- Your instructions
Your task is to copy the listing exactly. Drop any pictures from the copy.

- Information supplied
-----
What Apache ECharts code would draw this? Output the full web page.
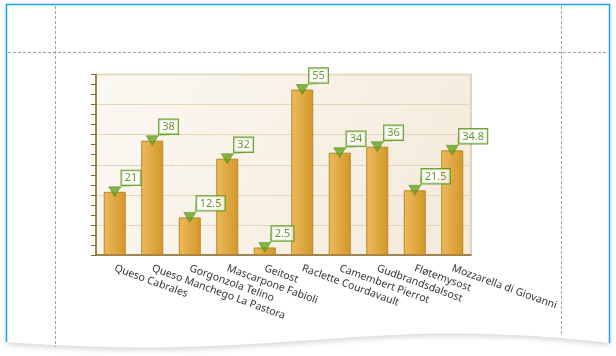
<!DOCTYPE html>
<html>
<head>
<meta charset="utf-8">
<script src="https://cdn.jsdelivr.net/npm/echarts@6/dist/echarts.min.js"></script>
<style>html,body{margin:0;padding:0;background:#fff;}#c{width:616px;height:356px;}</style>
</head>
<body>
<div id="c"></div>
<script>
var categories = ['Queso Cabrales','Queso Manchego La Pastora','Gorgonzola Telino','Mascarpone Fabioli','Geitost','Raclette Courdavault','Camembert Pierrot','Gudbrandsdalsost','Fløtemysost','Mozzarella di Giovanni'];
var values = [21, 38, 12.5, 32, 2.5, 55, 34, 36, 21.5, 34.8];
var yMin = 0, yMax = 60, yStep = 10;

var minorSlots = [];
for (var i = 0; i < categories.length * 5; i++) minorSlots.push('');

// decorative page outline with a wavy bottom edge
function bez(p0, p1, p2, p3, n, out) {
  for (var k = 1; k <= n; k++) {
    var t = k / n, u = 1 - t;
    out.push([u*u*u*p0[0] + 3*u*u*t*p1[0] + 3*u*t*t*p2[0] + t*t*t*p3[0],
              u*u*u*p0[1] + 3*u*u*t*p1[1] + 3*u*t*t*p2[1] + t*t*t*p3[1]]);
  }
}
var pagePts = [[6.5, 4.5], [609.5, 4.5], [609.5, 343]];
bez([609.5, 343], [560, 337], [500, 333], [440, 333.5], 20, pagePts);
bez([440, 333.5], [360, 334], [250, 347.5], [150, 347.5], 30, pagePts);
bez([150, 347.5], [90, 347.5], [40, 344.5], [6.5, 342], 20, pagePts);

var chart = echarts.init(document.getElementById('c'));
var brown = '#8a6a2c';
var font = '"Noto Sans", sans-serif';
chart.setOption({
  animation: false,
  backgroundColor: '#ffffff',
  graphic: {elements: [
    {type: 'polygon', z: -20, shape: {points: pagePts},
     style: {fill: '#ffffff', shadowBlur: 6, shadowColor: 'rgba(0,0,0,0.18)', shadowOffsetY: 2}},
    {type: 'polyline', z: -19, shape: {points: [[6.5,342],[6.5,4.5],[609.5,4.5],[609.5,343]]}, style: {stroke: '#12a6ee', lineWidth: 1.5}},
    {type: 'line', z: -18, shape: {x1: 55.5, y1: 6, x2: 55.5, y2: 347}, style: {stroke: '#a0a0a0', lineWidth: 1, lineDash: [3,2]}},
    {type: 'line', z: -18, shape: {x1: 561.5, y1: 6, x2: 561.5, y2: 336}, style: {stroke: '#a0a0a0', lineWidth: 1, lineDash: [3,2]}},
    {type: 'line', z: -18, shape: {x1: 8, y1: 52.5, x2: 608, y2: 52.5}, style: {stroke: '#a0a0a0', lineWidth: 1, lineDash: [3,2]}}
  ]},
  grid: {left: 96, top: 74.5, right: 145, bottom: 101, show: true,
    backgroundColor: {type: 'linear', x: 0, y: 0, x2: 1, y2: 1, colorStops: [{offset: 0, color: '#fbf8f2'}, {offset: 1, color: '#f4eada'}]},
    borderColor: '#d9c8a2', borderWidth: 1.5},
  xAxis: [
    {type: 'category', data: categories, boundaryGap: true,
     axisLine: {lineStyle: {color: brown, width: 1.5}},
     axisTick: {alignWithLabel: true, length: 5, lineStyle: {color: brown}},
     axisLabel: {rotate: -20, margin: 13, fontSize: 10.5, color: '#333', fontFamily: font, interval: 0}},
    {type: 'category', data: minorSlots, position: 'bottom', boundaryGap: true,
     axisLine: {show: false},
     axisTick: {alignWithLabel: true, length: 3, interval: 0, lineStyle: {color: brown}},
     axisLabel: {show: false}}
  ],
  yAxis: {type: 'value', min: yMin, max: yMax, interval: yStep,
    axisLine: {show: true, lineStyle: {color: brown, width: 1.5}},
    axisTick: {show: true, length: 5, lineStyle: {color: brown}},
    minorTick: {show: true, splitNumber: 3, length: 5, lineStyle: {color: brown}},
    axisLabel: {show: false},
    splitLine: {lineStyle: {color: '#e2d5bb', width: 1.2}}},
  series: [
    {type: 'bar', data: values, barWidth: 22, xAxisIndex: 0,
     itemStyle: {color: {type: 'linear', x: 0, y: 0, x2: 1, y2: 0, colorStops: [{offset: 0, color: '#edba5c'}, {offset: 1, color: '#d3972a'}]},
       borderColor: '#b9862f', borderWidth: 1}},
    {type: 'scatter', data: values, xAxisIndex: 0, symbol: 'triangle', symbolRotate: 180, symbolSize: [12, 10], z: 5,
     itemStyle: {color: '#64a41a', borderColor: '#4a850c', borderWidth: 0.6},
     label: {show: true, formatter: '{c}', color: '#3f7f00', fontSize: 11, fontFamily: font,
       backgroundColor: '#ffffff', borderColor: '#4f8e0a', borderWidth: 1.2, padding: [2, 3, 1, 3]},
     labelLine: {show: true, lineStyle: {color: '#86bc55', type: 'dotted', width: 1.2}},
     labelLayout: function (p) {
       var r = p.rect;
       return {x: r.x + r.width / 2 + 7, y: r.y + r.height / 2 - 7, align: 'left', verticalAlign: 'bottom'};
     }}
  ]
});
</script>
</body>
</html>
-----
- Solved exercise
What Apache ECharts code would draw this? Output the full web page.
<!DOCTYPE html>
<html>
<head>
<meta charset="utf-8">
<script src="https://cdn.jsdelivr.net/npm/echarts@6/dist/echarts.min.js"></script>
<style>html,body{margin:0;padding:0;background:#fff;}#c{width:616px;height:356px;}</style>
</head>
<body>
<div id="c"></div>
<script>
var categories = ['Queso Cabrales','Queso Manchego La Pastora','Gorgonzola Telino','Mascarpone Fabioli','Geitost','Raclette Courdavault','Camembert Pierrot','Gudbrandsdalsost','Fløtemysost','Mozzarella di Giovanni'];
var values = [21, 38, 12.5, 32, 2.5, 55, 34, 36, 21.5, 34.8];
var yMin = 0, yMax = 60, yStep = 10;

var minorSlots = [];
for (var i = 0; i < categories.length * 5; i++) minorSlots.push('');

// decorative page outline with a wavy bottom edge
function bez(p0, p1, p2, p3, n, out) {
  for (var k = 1; k <= n; k++) {
    var t = k / n, u = 1 - t;
    out.push([u*u*u*p0[0] + 3*u*u*t*p1[0] + 3*u*t*t*p2[0] + t*t*t*p3[0],
              u*u*u*p0[1] + 3*u*u*t*p1[1] + 3*u*t*t*p2[1] + t*t*t*p3[1]]);
  }
}
var pagePts = [[6.5, 4.5], [609.5, 4.5], [609.5, 343]];
bez([609.5, 343], [560, 337], [500, 333], [440, 333.5], 20, pagePts);
bez([440, 333.5], [360, 334], [250, 347.5], [150, 347.5], 30, pagePts);
bez([150, 347.5], [90, 347.5], [40, 344.5], [6.5, 342], 20, pagePts);

var chart = echarts.init(document.getElementById('c'));
var brown = '#8a6a2c';
var font = '"Noto Sans", sans-serif';
chart.setOption({
  animation: false,
  backgroundColor: '#ffffff',
  graphic: {elements: [
    {type: 'polygon', z: -20, shape: {points: pagePts},
     style: {fill: '#ffffff', shadowBlur: 6, shadowColor: 'rgba(0,0,0,0.18)', shadowOffsetY: 2}},
    {type: 'polyline', z: -19, shape: {points: [[6.5,342],[6.5,4.5],[609.5,4.5],[609.5,343]]}, style: {stroke: '#12a6ee', lineWidth: 1.5}},
    {type: 'line', z: -18, shape: {x1: 55.5, y1: 6, x2: 55.5, y2: 347}, style: {stroke: '#a0a0a0', lineWidth: 1, lineDash: [3,2]}},
    {type: 'line', z: -18, shape: {x1: 561.5, y1: 6, x2: 561.5, y2: 336}, style: {stroke: '#a0a0a0', lineWidth: 1, lineDash: [3,2]}},
    {type: 'line', z: -18, shape: {x1: 8, y1: 52.5, x2: 608, y2: 52.5}, style: {stroke: '#a0a0a0', lineWidth: 1, lineDash: [3,2]}}
  ]},
  grid: {left: 96, top: 74.5, right: 145, bottom: 101, show: true,
    backgroundColor: {type: 'linear', x: 0, y: 0, x2: 1, y2: 1, colorStops: [{offset: 0, color: '#fbf8f2'}, {offset: 1, color: '#f4eada'}]},
    borderColor: '#d9c8a2', borderWidth: 1.5},
  xAxis: [
    {type: 'category', data: categories, boundaryGap: true,
     axisLine: {lineStyle: {color: brown, width: 1.5}},
     axisTick: {alignWithLabel: true, length: 5, lineStyle: {color: brown}},
     axisLabel: {rotate: -20, margin: 13, fontSize: 10.5, color: '#333', fontFamily: font, interval: 0}},
    {type: 'category', data: minorSlots, position: 'bottom', boundaryGap: true,
     axisLine: {show: false},
     axisTick: {alignWithLabel: true, length: 3, interval: 0, lineStyle: {color: brown}},
     axisLabel: {show: false}}
  ],
  yAxis: {type: 'value', min: yMin, max: yMax, interval: yStep,
    axisLine: {show: true, lineStyle: {color: brown, width: 1.5}},
    axisTick: {show: true, length: 5, lineStyle: {color: brown}},
    minorTick: {show: true, splitNumber: 3, length: 5, lineStyle: {color: brown}},
    axisLabel: {show: false},
    splitLine: {lineStyle: {color: '#e2d5bb', width: 1.2}}},
  series: [
    {type: 'bar', data: values, barWidth: 22, xAxisIndex: 0,
     itemStyle: {color: {type: 'linear', x: 0, y: 0, x2: 1, y2: 0, colorStops: [{offset: 0, color: '#edba5c'}, {offset: 1, color: '#d3972a'}]},
       borderColor: '#b9862f', borderWidth: 1}},
    {type: 'scatter', data: values, xAxisIndex: 0, symbol: 'triangle', symbolRotate: 180, symbolSize: [12, 10], z: 5,
     itemStyle: {color: '#64a41a', borderColor: '#4a850c', borderWidth: 0.6},
     label: {show: true, formatter: '{c}', color: '#3f7f00', fontSize: 11, fontFamily: font,
       backgroundColor: '#ffffff', borderColor: '#4f8e0a', borderWidth: 1.2, padding: [2, 3, 1, 3]},
     labelLine: {show: true, lineStyle: {color: '#86bc55', type: 'dotted', width: 1.2}},
     labelLayout: function (p) {
       var r = p.rect;
       return {x: r.x + r.width / 2 + 7, y: r.y + r.height / 2 - 7, align: 'left', verticalAlign: 'bottom'};
     }}
  ]
});
</script>
</body>
</html>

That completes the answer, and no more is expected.